Jude Hannah is back and she means business
❝When people ask, my comment is to be ahead of online. Add value to your products and offer some buy now discounts or add a package deal❞
RAISED in country Victoria, Jude Hannah knows a thing or two about what makes a country town tick along.
And after a career that has taken her around the world, the Wedderburn local has come back to country Victoria, helping smaller communities capitalise on their tourism assets.
She said she was relishing living back home and getting to pass on her experience to small towns.
“I wanted to focus on regional Victoria now that I’ve moved back to Fernyhurst, I’m much happier living there than dealing with the seven lanes of traffic in cities,” she said.
She said the decision to move back home hit her one day while she was living in America, she began to get homesick.
“I had one of those moments overseas where I’d done everything career-wise and thought to myself ‘I don’t want to die and be buried in the US — I want to be in a local cemetery.’’
When she stopped in Kyabram recently she was tutoring local business owners on how to create theatre in the street and draw people through the town.

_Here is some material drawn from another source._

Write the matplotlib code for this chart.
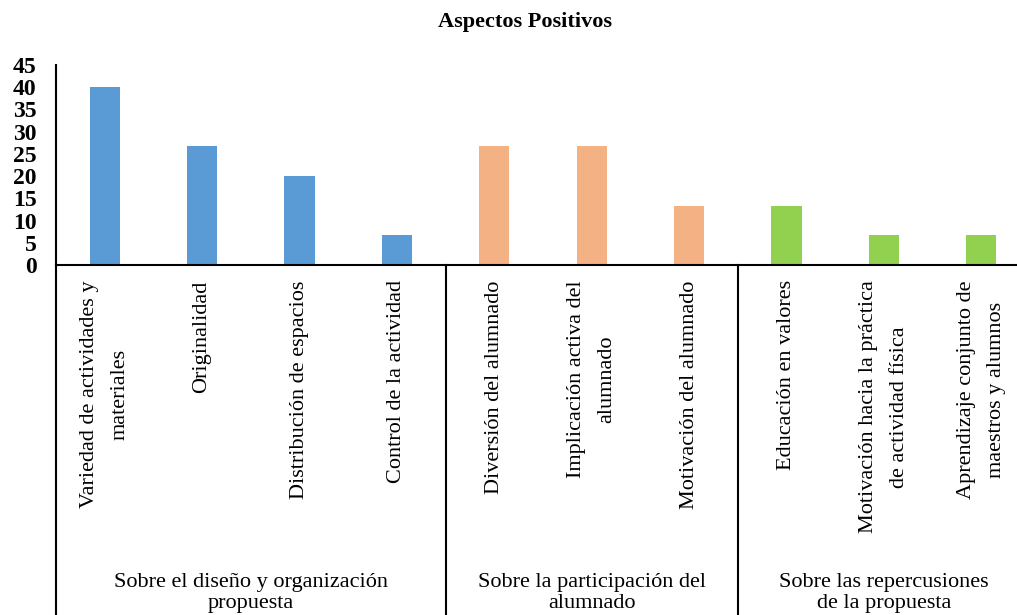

But she also touched on why it’s important to keep the street retail scene alive, with each shop having something different to offer customers.

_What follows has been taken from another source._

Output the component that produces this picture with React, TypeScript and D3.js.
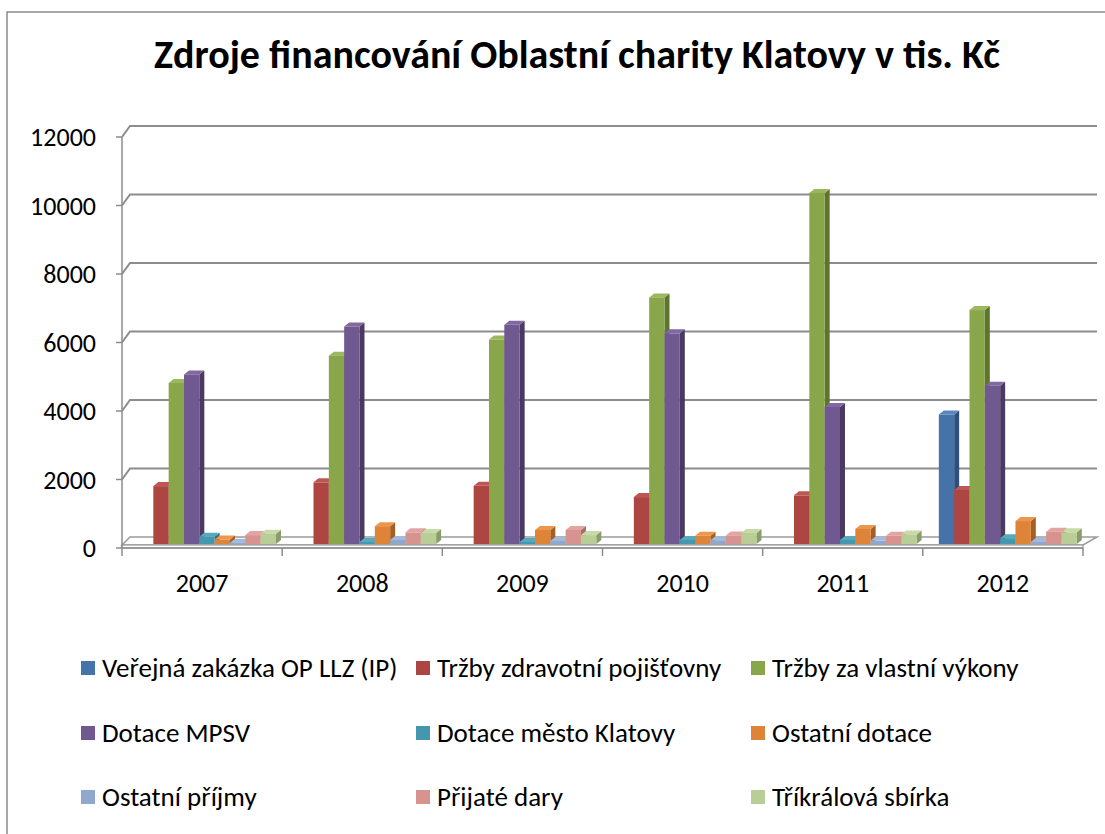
import React from 'react';
import * as d3 from 'd3';

const years = ['2007', '2008', '2009', '2010', '2011', '2012'];
const seriesNames = [
  'Veřejná zakázka OP LLZ (IP)',
  'Tržby zdravotní pojišťovny',
  'Tržby za vlastní výkony',
  'Dotace MPSV',
  'Dotace město Klatovy',
  'Ostatní dotace',
  'Ostatní příjmy',
  'Přijaté dary',
  'Tříkrálová sbírka',
];
const verejnaZakazka = [0, 0, 0, 0, 0, 3780];
const trzbyPojistovny = [1690, 1800, 1700, 1370, 1420, 1580];
const trzbyVykony = [4700, 5500, 5970, 7200, 10250, 6830];
const dotaceMPSV = [4950, 6350, 6400, 6150, 4000, 4620];
const dotaceMesto = [210, 60, 60, 120, 120, 170];
const ostatniDotace = [130, 520, 410, 240, 440, 670];
const ostatniPrijmy = [40, 120, 90, 110, 100, 60];
const prijateDary = [260, 340, 410, 250, 240, 360];
const trikralovaSbirka = [300, 320, 260, 320, 280, 340];
const yTicks = [0, 2000, 4000, 6000, 8000, 10000, 12000];

const seriesValues = [
  verejnaZakazka, trzbyPojistovny, trzbyVykony, dotaceMPSV, dotaceMesto,
  ostatniDotace, ostatniPrijmy, prijateDary, trikralovaSbirka,
];

// front, side, top shades (Excel 2007 palette with 3D lighting)
const colors = [
  ['#4672AA', '#2F4E78', '#5A86BE'],
  ['#AD4542', '#7A2D2B', '#BE5653'],
  ['#8AA64B', '#5E7530', '#9CB85C'],
  ['#705890', '#4A3A62', '#8168A2'],
  ['#4398AF', '#2C6C7E', '#56AAC0'],
  ['#DE8438', '#A65F22', '#F0964A'],
  ['#91A8CE', '#6A7FA3', '#A3BADF'],
  ['#D79390', '#A86C6A', '#E3A4A1'],
  ['#B9CD96', '#8A9C6A', '#C8DAA6'],
];

const FONT = "Carlito, Calibri, Lato, 'Open Sans', sans-serif";

const App: React.FC = () => {
  const width = 1105;
  const height = 834;

  const left = 122;
  const right = 1083;
  const floorY = 548;
  const depth = { dx: 8, dy: -11 };
  const bar = { dx: 5, dy: -4, base: -4 };

  const y = d3.scaleLinear().domain([0, 12000]).range([floorY, 137]);
  const x = d3.scaleBand<string>().domain(years).range([left, right]);
  const inner = d3.scaleBand<number>()
    .domain(d3.range(seriesNames.length))
    .range([16, 16 + 9 * 15.33]);

  const legendCols = [81, 416, 751];
  const legendRows = [668, 733, 797];

  return (
    <svg width={width} height={height} style={{ position: 'absolute', left: 0, top: 0, background: '#fff' }}>
      <rect x={7} y={12} width={width} height={height} fill="#fff" stroke="#8a8a8a" strokeWidth={1.5} />

      <text x={577} y={68} textAnchor="middle" fontFamily={FONT} fontWeight="bold" fontSize={40} fill="#000">
        Zdroje financování Oblastní charity Klatovy v tis. Kč
      </text>

      {/* floor */}
      <polygon
        points={`${left},${floorY - 3} ${right},${floorY - 3} ${right + depth.dx + 6},${floorY - 11} ${left + depth.dx},${floorY - 11}`}
        fill="#fff" stroke="#9a9a9a" strokeWidth={1.5}
      />
      <rect x={left} y={floorY - 3} width={right - left} height={3} fill="#fff" stroke="#9a9a9a" strokeWidth={1.2} />

      {/* gridlines on back and left walls */}
      {yTicks.map(t => (
        <g key={t}>
          {t > 0 && (
            <path
              d={`M${left},${y(t)} L${left + depth.dx},${y(t) + depth.dy} L${right + 14},${y(t) + depth.dy}`}
              fill="none" stroke="#8c8c8c" strokeWidth={2}
            />
          )}
          <line x1={left - 6} x2={left} y1={y(t)} y2={y(t)} stroke="#8c8c8c" strokeWidth={1.5} />
          <text x={96} y={y(t)} dy="0.35em" textAnchor="end" fontFamily={FONT} fontSize={26} fill="#000">
            {t}
          </text>
        </g>
      ))}
      <line x1={left} x2={left} y1={y(12000)} y2={floorY} stroke="#8c8c8c" strokeWidth={1.5} />

      {/* category axis */}
      <line x1={left} x2={right} y1={floorY} y2={floorY} stroke="#8c8c8c" strokeWidth={1.5} />
      {[...years.map(yr => x(yr)!), right].map((px, i) => (
        <line key={i} x1={px} x2={px} y1={floorY} y2={floorY + 8} stroke="#8c8c8c" strokeWidth={1.5} />
      ))}
      {years.map(yr => (
        <text key={yr} x={x(yr)! + x.bandwidth() / 2} y={583} dy="0.35em" textAnchor="middle"
          fontFamily={FONT} fontSize={26} fill="#000">
          {yr}
        </text>
      ))}

      {/* bars */}
      {years.map((yr, ci) => (
        <g key={yr}>
          {seriesValues.map((vals, si) => {
            const v = vals[ci];
            if (v <= 0) return null;
            const x0 = x(yr)! + inner(si)!;
            const x1 = x0 + inner.bandwidth();
            const yb = y(0) + bar.base;
            const yt = y(v) + bar.base;
            const [cf, cs, ct] = colors[si];
            return (
              <g key={si}>
                <polygon points={`${x1},${yb} ${x1 + bar.dx},${yb + bar.dy} ${x1 + bar.dx},${yt + bar.dy} ${x1},${yt}`} fill={cs} />
                <polygon points={`${x0},${yt} ${x0 + bar.dx},${yt + bar.dy} ${x1 + bar.dx},${yt + bar.dy} ${x1},${yt}`} fill={ct} />
                <rect x={x0} y={yt} width={x1 - x0} height={yb - yt} fill={cf} />
              </g>
            );
          })}
        </g>
      ))}

      {/* legend */}
      {seriesNames.map((name, i) => {
        const lx = legendCols[i % 3];
        const ly = legendRows[Math.floor(i / 3)];
        return (
          <g key={name}>
            <rect x={lx} y={ly - 7} width={14} height={14} fill={colors[i][0]} />
            <text x={lx + 21} y={ly} dy="0.35em" fontFamily={FONT} fontSize={27} fill="#000">
              {name}
            </text>
          </g>
        );
      })}
    </svg>
  );
};

export default App;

“It’s about creating experiences. You need to do more than just put a product on the shelves and stand there,” Jude said.

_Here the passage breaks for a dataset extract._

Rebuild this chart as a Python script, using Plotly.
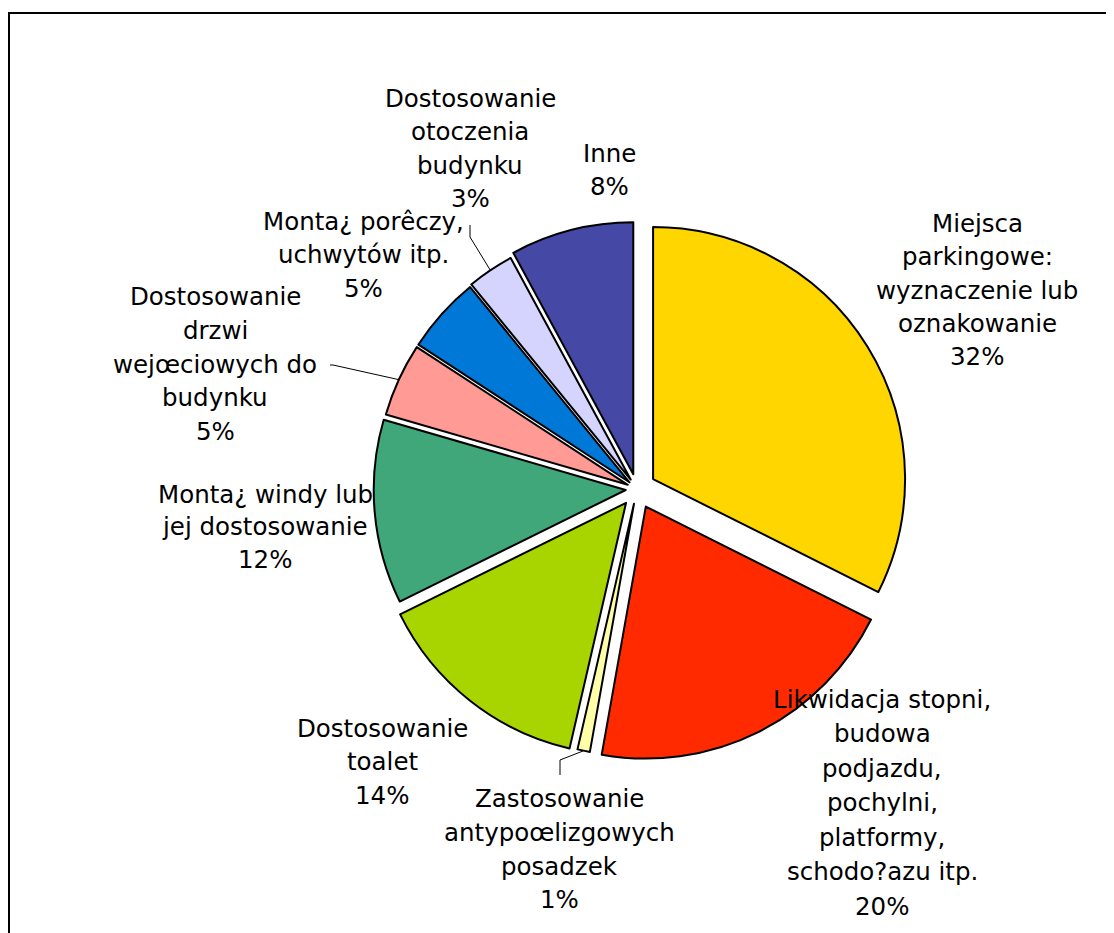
import math
import plotly.graph_objects as go

# Browser body margin is 8px; the figure is sized so it ends at the window edge.
OFF = 8
W, H = 1114 - OFF, 933 - OFF

# ---------------- data ----------------
categories = [
    "Miejsca parkingowe: wyznaczenie lub oznakowanie",
    "Likwidacja stopni, budowa podjazdu, pochylni, platformy, schodo?azu itp.",
    "Zastosowanie antypoœlizgowych posadzek",
    "Dostosowanie toalet",
    "Monta¿ windy lub jej dostosowanie",
    "Dostosowanie drzwi wejœciowych do budynku",
    "Monta¿ porêczy, uchwytów itp.",
    "Dostosowanie otoczenia budynku",
    "Inne",
]
label_lines = [
    ["Miejsca", "parkingowe:", "wyznaczenie lub", "oznakowanie"],
    ["Likwidacja stopni,", "budowa", "podjazdu,", "pochylni,", "platformy,", "schodo?azu itp."],
    ["Zastosowanie", "antypoœlizgowych", "posadzek"],
    ["Dostosowanie", "toalet"],
    ["Monta¿ windy lub", "jej dostosowanie"],
    ["Dostosowanie", "drzwi", "wejœciowych do", "budynku"],
    ["Monta¿ porêczy,", "uchwytów itp."],
    ["Dostosowanie", "otoczenia", "budynku"],
    ["Inne"],
]
values = [32.4, 20.4, 0.8, 14.1, 11.8, 4.7, 4.9, 3.0, 7.9]

# ---------------- styles / layout ----------------
colors = ["#FFD600", "#FF2A00", "#FFFFAA", "#A8D400", "#3FA77A",
          "#FF9A94", "#0078D7", "#D4D4FF", "#4648A6"]
pulls = [0.075, 0.078, 0.06, 0.07, 0.045, 0.04, 0.04, 0.045, 0.06]

FONT = "DejaVu Sans"
FS = 24.5

# pie geometry (screen pixels)
CX, CY, R = 637, 489, 252
maxpull = max(pulls)
box = 2 * R * (1 + maxpull)


def px2paper(x, y):
    return (x - OFF) / W, 1 - (y - OFF) / H


dom_x = [(CX - box / 2 - OFF) / W, (CX + box / 2 - OFF) / W]
dom_y = [1 - (CY + box / 2 - OFF) / H, 1 - (CY - box / 2 - OFF) / H]

# label positions: (center x px, first baseline y px, line spacing px)
label_pos = [
    (977, 232, 33.3),
    (882, 708, 34.5),
    (559, 807, 33.8),
    (382, 737, 33.3),
    (265, 503, 32.5),
    (215, 305, 33.8),
    (363, 230, 33.5),
    (470, 107, 33.3),
    (609, 162, 33.3),
]
# leader lines: slice index -> list of elbow/end points (px)
leaders = {
    7: [(470, 237), (470, 225)],
    5: [(333, 365), (330, 365)],
    2: [(560, 760), (560, 775)],
}

total = sum(values)
percent_text = [f"{round(v / total * 100)}%" for v in values]

fig = go.Figure(go.Pie(
    labels=categories,
    values=values,
    sort=False,
    direction="clockwise",
    rotation=0,
    pull=pulls,
    marker=dict(colors=colors, line=dict(color="black", width=2)),
    textinfo="none",
    hoverinfo="label+percent",
    domain=dict(x=dom_x, y=dom_y),
    showlegend=False,
))

annotations = []
for i, lines in enumerate(label_lines):
    lx, ly, sp = label_pos[i]
    all_lines = lines + [percent_text[i]]
    for j, t in enumerate(all_lines):
        yb = ly + j * sp
        x, y = px2paper(lx, yb - 0.35 * FS)
        annotations.append(dict(
            x=x, y=y, xref="paper", yref="paper", text=t, showarrow=False,
            xanchor="center", yanchor="middle",
            font=dict(family=FONT, size=FS, color="black"),
        ))

shapes = []
# frame (extends past right and bottom edges of the window)
fx0, fy0 = px2paper(9, 13)
shapes.append(dict(type="rect", xref="paper", yref="paper",
                   x0=fx0, y0=-0.02, x1=1.02, y1=fy0,
                   line=dict(color="black", width=2), fillcolor="rgba(0,0,0,0)"))

# leader lines computed from slice geometry
cum = 0
starts = []
for v in values:
    starts.append(cum)
    cum += v
for idx, pts in leaders.items():
    mid = (starts[idx] + values[idx] / 2) / total
    th = 2 * math.pi * mid
    rr = R * (1 + pulls[idx])
    sx = CX + rr * math.sin(th)
    sy = CY - rr * math.cos(th)
    path_pts = [(sx, sy)] + pts
    for k in range(len(path_pts) - 1):
        x0, y0 = px2paper(*path_pts[k])
        x1, y1 = px2paper(*path_pts[k + 1])
        shapes.append(dict(type="line", xref="paper", yref="paper",
                           x0=x0, y0=y0, x1=x1, y1=y1,
                           line=dict(color="black", width=1)))

fig.update_layout(
    width=W, height=H,
    margin=dict(l=0, r=0, t=0, b=0),
    paper_bgcolor="white", plot_bgcolor="white",
    annotations=annotations,
    shapes=shapes,
    font=dict(family=FONT),
)

fig.write_html("out.html")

“Also, what’s your succession plan for the store? It’s important to know what you’re doing and how long you’re there for.”
When looking for examples, Jude pointed to hardware giant Bunnings and the store’s affinity for offering ‘how-to’ workshops on weekends and on afternoons.
“Retail has turned that corner and now you have to offer more. A homewares store could do cooking demonstrations and other displays,” she said.
Jude also said with the rise of online shopping, store owners need to become more savvy and not take price differences into account.
“When people ask, my comment is to be ahead of online. Add value to your products and offer some buy now discounts or add a package deal,” Jude said.
“It all comes down to customer loyalty and retention. With the local Chamber of Commerce they’ve really emphasised the local angle and to promote the friendliness of the town.
“So call people out on it, promote local and what people are doing locally. It’s the typical elevator pitch, what would you tell people in a five-minute conversation if they asked you about your town?”